» TASK DIRECTIONS
Extract the whole listing as it stands. Do not include the pictures.
--- DATASET EXCERPT ---
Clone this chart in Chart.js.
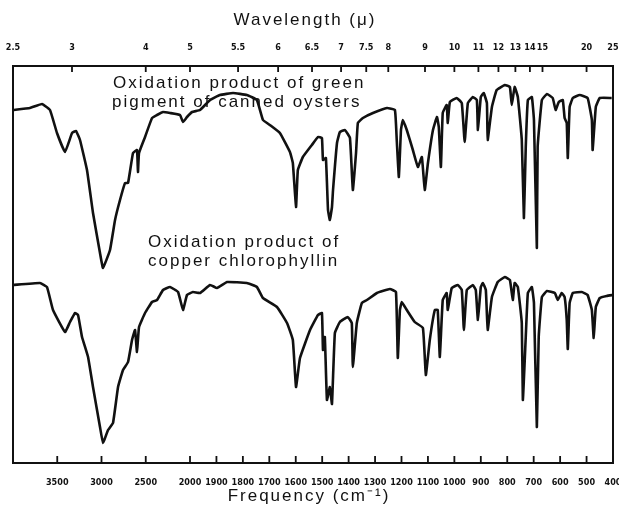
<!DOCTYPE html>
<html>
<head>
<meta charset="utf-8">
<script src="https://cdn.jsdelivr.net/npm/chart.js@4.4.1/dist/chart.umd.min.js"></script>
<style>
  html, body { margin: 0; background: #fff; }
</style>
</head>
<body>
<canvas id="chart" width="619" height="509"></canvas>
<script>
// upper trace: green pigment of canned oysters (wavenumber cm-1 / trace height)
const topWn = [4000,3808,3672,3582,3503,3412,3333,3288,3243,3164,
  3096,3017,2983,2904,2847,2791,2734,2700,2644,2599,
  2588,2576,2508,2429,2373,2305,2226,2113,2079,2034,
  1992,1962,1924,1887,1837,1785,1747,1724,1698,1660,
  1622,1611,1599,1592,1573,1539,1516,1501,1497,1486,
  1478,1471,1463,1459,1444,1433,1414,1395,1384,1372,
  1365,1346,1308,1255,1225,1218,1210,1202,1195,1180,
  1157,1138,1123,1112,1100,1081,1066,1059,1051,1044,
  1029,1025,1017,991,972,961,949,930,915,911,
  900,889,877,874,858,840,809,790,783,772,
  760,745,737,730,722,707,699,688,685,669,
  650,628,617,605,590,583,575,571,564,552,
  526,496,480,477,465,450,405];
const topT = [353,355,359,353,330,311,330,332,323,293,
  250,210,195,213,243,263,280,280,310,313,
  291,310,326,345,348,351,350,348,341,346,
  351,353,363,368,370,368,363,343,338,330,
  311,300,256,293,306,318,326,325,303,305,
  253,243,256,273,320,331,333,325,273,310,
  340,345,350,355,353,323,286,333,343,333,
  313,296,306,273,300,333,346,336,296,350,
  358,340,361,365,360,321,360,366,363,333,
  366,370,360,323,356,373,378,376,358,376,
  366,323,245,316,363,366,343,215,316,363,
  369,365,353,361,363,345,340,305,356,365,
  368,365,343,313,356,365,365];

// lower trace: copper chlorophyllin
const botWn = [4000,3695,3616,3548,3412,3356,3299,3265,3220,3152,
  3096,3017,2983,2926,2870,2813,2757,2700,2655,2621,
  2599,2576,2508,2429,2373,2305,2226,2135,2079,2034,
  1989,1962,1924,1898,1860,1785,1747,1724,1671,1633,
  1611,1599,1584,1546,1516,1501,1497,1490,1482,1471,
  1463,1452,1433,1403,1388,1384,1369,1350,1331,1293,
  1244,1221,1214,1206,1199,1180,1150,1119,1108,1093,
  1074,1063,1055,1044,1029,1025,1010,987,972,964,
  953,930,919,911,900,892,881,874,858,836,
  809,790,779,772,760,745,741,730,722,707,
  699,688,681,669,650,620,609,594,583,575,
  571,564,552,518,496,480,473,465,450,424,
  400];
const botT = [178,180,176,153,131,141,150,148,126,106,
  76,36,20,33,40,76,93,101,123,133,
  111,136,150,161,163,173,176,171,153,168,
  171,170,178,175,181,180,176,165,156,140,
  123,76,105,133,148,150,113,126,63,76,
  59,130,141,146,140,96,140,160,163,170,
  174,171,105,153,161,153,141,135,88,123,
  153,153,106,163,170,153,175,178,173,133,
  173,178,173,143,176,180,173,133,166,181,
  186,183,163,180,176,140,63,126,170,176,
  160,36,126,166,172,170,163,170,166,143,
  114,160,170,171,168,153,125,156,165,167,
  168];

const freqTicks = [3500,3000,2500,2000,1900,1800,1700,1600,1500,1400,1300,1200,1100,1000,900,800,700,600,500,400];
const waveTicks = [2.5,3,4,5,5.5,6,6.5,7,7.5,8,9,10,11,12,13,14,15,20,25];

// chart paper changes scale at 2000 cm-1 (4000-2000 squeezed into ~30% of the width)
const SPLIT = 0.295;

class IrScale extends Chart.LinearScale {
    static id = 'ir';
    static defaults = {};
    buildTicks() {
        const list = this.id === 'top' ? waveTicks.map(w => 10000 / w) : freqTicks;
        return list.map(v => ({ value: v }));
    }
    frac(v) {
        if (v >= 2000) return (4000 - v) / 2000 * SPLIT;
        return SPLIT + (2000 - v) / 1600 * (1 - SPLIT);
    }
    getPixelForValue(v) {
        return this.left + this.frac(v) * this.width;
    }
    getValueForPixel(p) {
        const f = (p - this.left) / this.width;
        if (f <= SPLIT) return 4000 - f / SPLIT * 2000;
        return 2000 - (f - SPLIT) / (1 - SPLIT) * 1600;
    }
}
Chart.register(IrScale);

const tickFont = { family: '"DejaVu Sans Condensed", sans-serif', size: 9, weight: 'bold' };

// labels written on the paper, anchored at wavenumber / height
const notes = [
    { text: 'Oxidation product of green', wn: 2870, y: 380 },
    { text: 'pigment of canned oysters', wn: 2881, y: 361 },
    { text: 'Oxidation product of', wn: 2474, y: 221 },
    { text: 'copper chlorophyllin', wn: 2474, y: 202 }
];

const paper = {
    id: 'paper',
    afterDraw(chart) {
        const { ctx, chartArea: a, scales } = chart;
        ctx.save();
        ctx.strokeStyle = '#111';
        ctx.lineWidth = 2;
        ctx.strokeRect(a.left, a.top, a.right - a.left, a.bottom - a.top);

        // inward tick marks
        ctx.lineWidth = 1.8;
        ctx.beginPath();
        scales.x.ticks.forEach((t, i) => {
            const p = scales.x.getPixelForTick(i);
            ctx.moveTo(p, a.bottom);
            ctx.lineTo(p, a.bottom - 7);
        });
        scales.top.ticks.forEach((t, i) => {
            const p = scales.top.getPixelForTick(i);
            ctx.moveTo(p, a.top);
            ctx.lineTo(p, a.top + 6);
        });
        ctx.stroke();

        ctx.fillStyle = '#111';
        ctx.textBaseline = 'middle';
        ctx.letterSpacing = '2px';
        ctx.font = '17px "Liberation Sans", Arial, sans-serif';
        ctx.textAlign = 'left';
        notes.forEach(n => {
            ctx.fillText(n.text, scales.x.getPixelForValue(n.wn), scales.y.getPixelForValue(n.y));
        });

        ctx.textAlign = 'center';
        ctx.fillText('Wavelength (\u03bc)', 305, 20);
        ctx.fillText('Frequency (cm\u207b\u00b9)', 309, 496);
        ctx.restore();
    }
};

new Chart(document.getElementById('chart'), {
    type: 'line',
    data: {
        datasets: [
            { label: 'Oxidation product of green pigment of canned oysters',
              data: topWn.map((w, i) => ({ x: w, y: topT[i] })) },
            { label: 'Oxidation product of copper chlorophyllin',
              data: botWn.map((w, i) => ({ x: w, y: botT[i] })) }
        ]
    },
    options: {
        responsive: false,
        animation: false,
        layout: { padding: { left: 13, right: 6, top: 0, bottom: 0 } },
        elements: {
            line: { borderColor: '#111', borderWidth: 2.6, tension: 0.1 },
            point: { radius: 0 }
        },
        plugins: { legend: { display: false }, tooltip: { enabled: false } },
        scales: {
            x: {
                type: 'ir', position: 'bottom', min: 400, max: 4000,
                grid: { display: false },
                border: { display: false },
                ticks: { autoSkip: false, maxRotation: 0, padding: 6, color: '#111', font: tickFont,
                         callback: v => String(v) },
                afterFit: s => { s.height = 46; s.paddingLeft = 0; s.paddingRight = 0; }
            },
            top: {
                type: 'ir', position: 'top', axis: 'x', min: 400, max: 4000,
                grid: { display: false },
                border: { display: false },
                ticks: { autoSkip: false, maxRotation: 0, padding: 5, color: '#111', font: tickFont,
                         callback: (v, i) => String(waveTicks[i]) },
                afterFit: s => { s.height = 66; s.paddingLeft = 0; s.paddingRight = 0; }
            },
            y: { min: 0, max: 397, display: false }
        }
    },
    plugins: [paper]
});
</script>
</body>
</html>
---
» WRITTEN RESPONSE
Clone this chart in Chart.js.
<!DOCTYPE html>
<html>
<head>
<meta charset="utf-8">
<script src="https://cdn.jsdelivr.net/npm/chart.js@4.4.1/dist/chart.umd.min.js"></script>
<style>
  html, body { margin: 0; background: #fff; }
</style>
</head>
<body>
<canvas id="chart" width="619" height="509"></canvas>
<script>
// upper trace: green pigment of canned oysters (wavenumber cm-1 / trace height)
const topWn = [4000,3808,3672,3582,3503,3412,3333,3288,3243,3164,
  3096,3017,2983,2904,2847,2791,2734,2700,2644,2599,
  2588,2576,2508,2429,2373,2305,2226,2113,2079,2034,
  1992,1962,1924,1887,1837,1785,1747,1724,1698,1660,
  1622,1611,1599,1592,1573,1539,1516,1501,1497,1486,
  1478,1471,1463,1459,1444,1433,1414,1395,1384,1372,
  1365,1346,1308,1255,1225,1218,1210,1202,1195,1180,
  1157,1138,1123,1112,1100,1081,1066,1059,1051,1044,
  1029,1025,1017,991,972,961,949,930,915,911,
  900,889,877,874,858,840,809,790,783,772,
  760,745,737,730,722,707,699,688,685,669,
  650,628,617,605,590,583,575,571,564,552,
  526,496,480,477,465,450,405];
const topT = [353,355,359,353,330,311,330,332,323,293,
  250,210,195,213,243,263,280,280,310,313,
  291,310,326,345,348,351,350,348,341,346,
  351,353,363,368,370,368,363,343,338,330,
  311,300,256,293,306,318,326,325,303,305,
  253,243,256,273,320,331,333,325,273,310,
  340,345,350,355,353,323,286,333,343,333,
  313,296,306,273,300,333,346,336,296,350,
  358,340,361,365,360,321,360,366,363,333,
  366,370,360,323,356,373,378,376,358,376,
  366,323,245,316,363,366,343,215,316,363,
  369,365,353,361,363,345,340,305,356,365,
  368,365,343,313,356,365,365];

// lower trace: copper chlorophyllin
const botWn = [4000,3695,3616,3548,3412,3356,3299,3265,3220,3152,
  3096,3017,2983,2926,2870,2813,2757,2700,2655,2621,
  2599,2576,2508,2429,2373,2305,2226,2135,2079,2034,
  1989,1962,1924,1898,1860,1785,1747,1724,1671,1633,
  1611,1599,1584,1546,1516,1501,1497,1490,1482,1471,
  1463,1452,1433,1403,1388,1384,1369,1350,1331,1293,
  1244,1221,1214,1206,1199,1180,1150,1119,1108,1093,
  1074,1063,1055,1044,1029,1025,1010,987,972,964,
  953,930,919,911,900,892,881,874,858,836,
  809,790,779,772,760,745,741,730,722,707,
  699,688,681,669,650,620,609,594,583,575,
  571,564,552,518,496,480,473,465,450,424,
  400];
const botT = [178,180,176,153,131,141,150,148,126,106,
  76,36,20,33,40,76,93,101,123,133,
  111,136,150,161,163,173,176,171,153,168,
  171,170,178,175,181,180,176,165,156,140,
  123,76,105,133,148,150,113,126,63,76,
  59,130,141,146,140,96,140,160,163,170,
  174,171,105,153,161,153,141,135,88,123,
  153,153,106,163,170,153,175,178,173,133,
  173,178,173,143,176,180,173,133,166,181,
  186,183,163,180,176,140,63,126,170,176,
  160,36,126,166,172,170,163,170,166,143,
  114,160,170,171,168,153,125,156,165,167,
  168];

const freqTicks = [3500,3000,2500,2000,1900,1800,1700,1600,1500,1400,1300,1200,1100,1000,900,800,700,600,500,400];
const waveTicks = [2.5,3,4,5,5.5,6,6.5,7,7.5,8,9,10,11,12,13,14,15,20,25];

// chart paper changes scale at 2000 cm-1 (4000-2000 squeezed into ~30% of the width)
const SPLIT = 0.295;

class IrScale extends Chart.LinearScale {
    static id = 'ir';
    static defaults = {};
    buildTicks() {
        const list = this.id === 'top' ? waveTicks.map(w => 10000 / w) : freqTicks;
        return list.map(v => ({ value: v }));
    }
    frac(v) {
        if (v >= 2000) return (4000 - v) / 2000 * SPLIT;
        return SPLIT + (2000 - v) / 1600 * (1 - SPLIT);
    }
    getPixelForValue(v) {
        return this.left + this.frac(v) * this.width;
    }
    getValueForPixel(p) {
        const f = (p - this.left) / this.width;
        if (f <= SPLIT) return 4000 - f / SPLIT * 2000;
        return 2000 - (f - SPLIT) / (1 - SPLIT) * 1600;
    }
}
Chart.register(IrScale);

const tickFont = { family: '"DejaVu Sans Condensed", sans-serif', size: 9, weight: 'bold' };

// labels written on the paper, anchored at wavenumber / height
const notes = [
    { text: 'Oxidation product of green', wn: 2870, y: 380 },
    { text: 'pigment of canned oysters', wn: 2881, y: 361 },
    { text: 'Oxidation product of', wn: 2474, y: 221 },
    { text: 'copper chlorophyllin', wn: 2474, y: 202 }
];

const paper = {
    id: 'paper',
    afterDraw(chart) {
        const { ctx, chartArea: a, scales } = chart;
        ctx.save();
        ctx.strokeStyle = '#111';
        ctx.lineWidth = 2;
        ctx.strokeRect(a.left, a.top, a.right - a.left, a.bottom - a.top);

        // inward tick marks
        ctx.lineWidth = 1.8;
        ctx.beginPath();
        scales.x.ticks.forEach((t, i) => {
            const p = scales.x.getPixelForTick(i);
            ctx.moveTo(p, a.bottom);
            ctx.lineTo(p, a.bottom - 7);
        });
        scales.top.ticks.forEach((t, i) => {
            const p = scales.top.getPixelForTick(i);
            ctx.moveTo(p, a.top);
            ctx.lineTo(p, a.top + 6);
        });
        ctx.stroke();

        ctx.fillStyle = '#111';
        ctx.textBaseline = 'middle';
        ctx.letterSpacing = '2px';
        ctx.font = '17px "Liberation Sans", Arial, sans-serif';
        ctx.textAlign = 'left';
        notes.forEach(n => {
            ctx.fillText(n.text, scales.x.getPixelForValue(n.wn), scales.y.getPixelForValue(n.y));
        });

        ctx.textAlign = 'center';
        ctx.fillText('Wavelength (\u03bc)', 305, 20);
        ctx.fillText('Frequency (cm\u207b\u00b9)', 309, 496);
        ctx.restore();
    }
};

new Chart(document.getElementById('chart'), {
    type: 'line',
    data: {
        datasets: [
            { label: 'Oxidation product of green pigment of canned oysters',
              data: topWn.map((w, i) => ({ x: w, y: topT[i] })) },
            { label: 'Oxidation product of copper chlorophyllin',
              data: botWn.map((w, i) => ({ x: w, y: botT[i] })) }
        ]
    },
    options: {
        responsive: false,
        animation: false,
        layout: { padding: { left: 13, right: 6, top: 0, bottom: 0 } },
        elements: {
            line: { borderColor: '#111', borderWidth: 2.6, tension: 0.1 },
            point: { radius: 0 }
        },
        plugins: { legend: { display: false }, tooltip: { enabled: false } },
        scales: {
            x: {
                type: 'ir', position: 'bottom', min: 400, max: 4000,
                grid: { display: false },
                border: { display: false },
                ticks: { autoSkip: false, maxRotation: 0, padding: 6, color: '#111', font: tickFont,
                         callback: v => String(v) },
                afterFit: s => { s.height = 46; s.paddingLeft = 0; s.paddingRight = 0; }
            },
            top: {
                type: 'ir', position: 'top', axis: 'x', min: 400, max: 4000,
                grid: { display: false },
                border: { display: false },
                ticks: { autoSkip: false, maxRotation: 0, padding: 5, color: '#111', font: tickFont,
                         callback: (v, i) => String(waveTicks[i]) },
                afterFit: s => { s.height = 66; s.paddingLeft = 0; s.paddingRight = 0; }
            },
            y: { min: 0, max: 397, display: false }
        }
    },
    plugins: [paper]
});
</script>
</body>
</html>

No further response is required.